I can't find the words to define the bustling crowds pushing their way through to catch the morning trains in the Tube, I can't find the expression to show you how I feel when I see Westminster from yet another angle and realise that this was the very same thing I used to see in postcards, I can't find the correct phrase to tell you about why is it that this place is hardly the prettiest, or the cleanest, with weather more unpredictable than a woman's moods, and yet it endears so much that when you leave it, you find yourself wondering when you'll be back.
I am in that uncomfortable place where I can no longer be a mere tourist, and yet I know that this place is merely be a stopover, a station along a railway line, one of many that I will eventually traverse in the continuous track that is my life. I know my fate is not twinned with that of the city dwellers, who hurry along to an unseen destination, the events of tomorrow already on their minds, those of yesterday long forgotten. I know that someday I will have to go home, but no matter what, a part of me can never return, because it has long been stolen by this place.
And I look back at the raw 22 year old I once was, the starry eyed traveller who uprooted himself from the comforts of home and flew halfway across the world, carrying 3 full bags and a heart full of trepidation into the unknown, and I remember how hard the first week was when I couldn't settle into my hostel because someone was holding my keys, forcing me to spend my first night in an utterly foreign land 6000 miles away on a mattress with a plastic wrapper for a bedsheet, unable to tell anybody about the abject loneliness, the fatigue setting in as the 8 hour time difference began to tell, and the ridiculous cold that had me jumping even as I stood outside the hall waiting for the electronic door to open.
I will never forget the first day, the 17th of January, because it was the longest day of my life.
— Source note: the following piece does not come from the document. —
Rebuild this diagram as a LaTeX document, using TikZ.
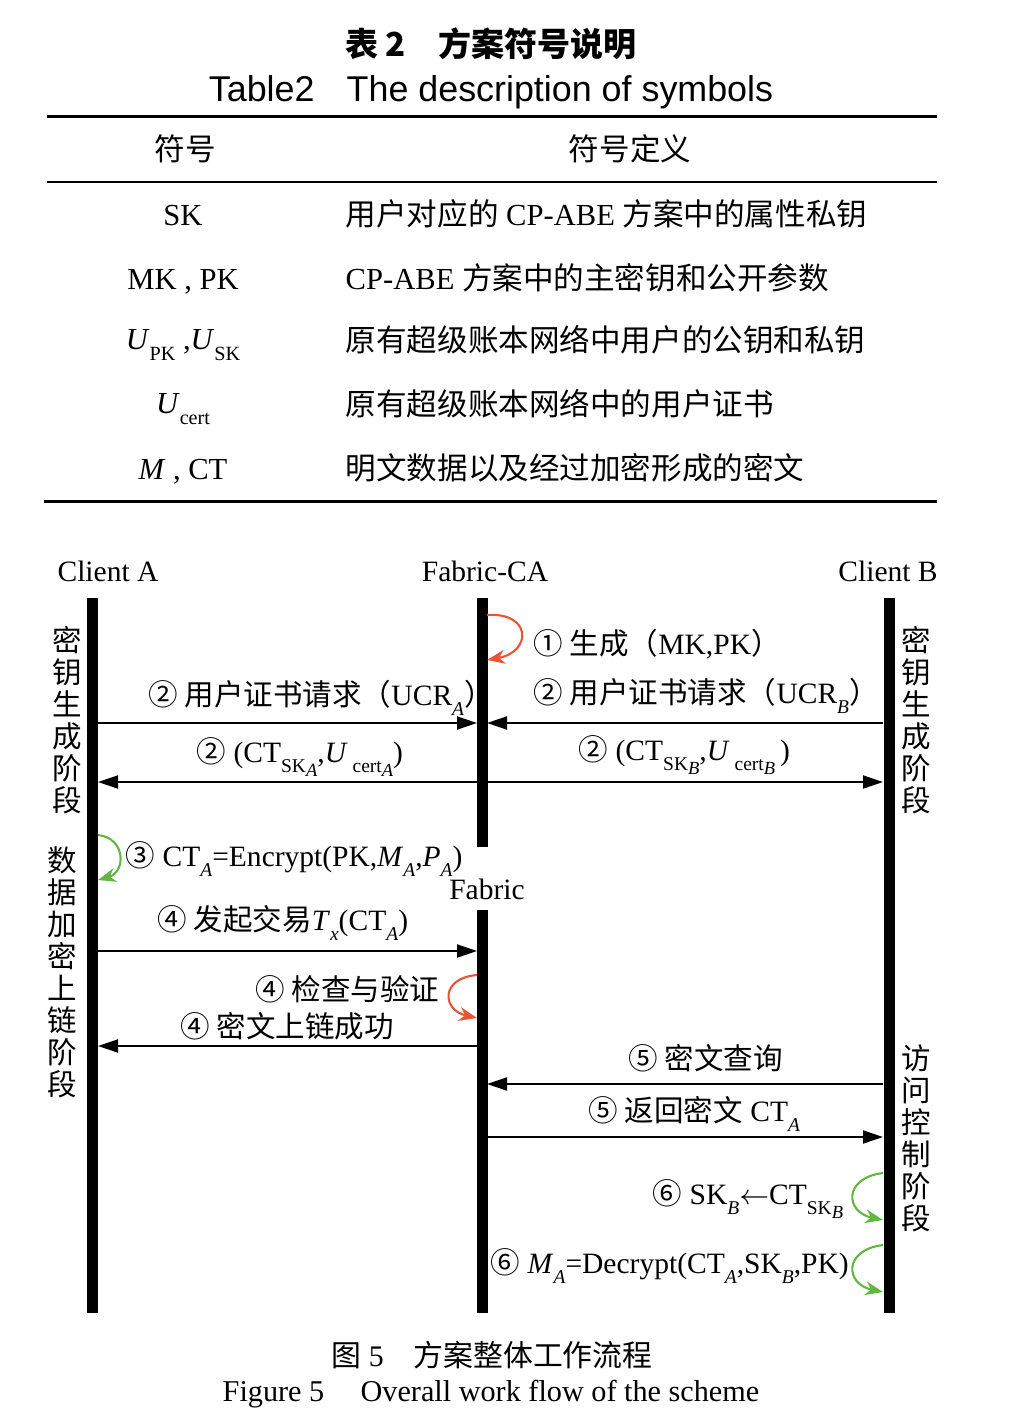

I remember stepping off the plane having endured a 14 hour flight, only to realise that it was merely 6am and the day was just beginning. I remember how I had no internet connection for a week, so the only human interaction I had was restricted to short phone calls, knowing full well that I had to try to say as much as I could in the shortest time possible because I was racking up one heck of a phone bill, the feeling of frustration I had every time I finally put down the phone and realised I still had a lot to say, but I couldn't call again because it wasn't worth enough to call for.
And I realise how much I have grown in just these 3 months. I have seen all manner of places and things, and I can no longer go back to being that same boy that I was when I left for this place. A boy I was, wet around the ears, believing that I knew all about the world, when I knew next to nothing. I thought my education had prepared me for everything, but when I came out here, I saw that the biggest lessons in life will always be learned outside of a classroom, because life itself is a teacher borne of the school of hard knocks. Looking back at the things my life used to revolve around, I now feel a tinge of warmth flushing around the edges of my ears at my silliness, because suddenly, the very same things have ceased to matter.
And I am suddenly jarred out of my pensive mood, as the cold night wind starts to blow again, filtering in through my window into the hall room where it is just me, with a laptop, and a guitar for company. It settles around my legs and whips sharply around them, drawing a quickly muttered grumble from me about how cold it is yet again. I hear the laughter from downstairs of two drunk girls stumbling across the well worn mud path towards their flats, joined soon after by the inevitable bunch of drunk guys. And I brace myself for yet another night of noise from rowdy youths well beyond my normal bedtime, often followed by a bunch of them bundling into my flat and slamming doors so hard my door rattles in its frame.
But through it all, I know I will miss everything about this experience when I'm finally home.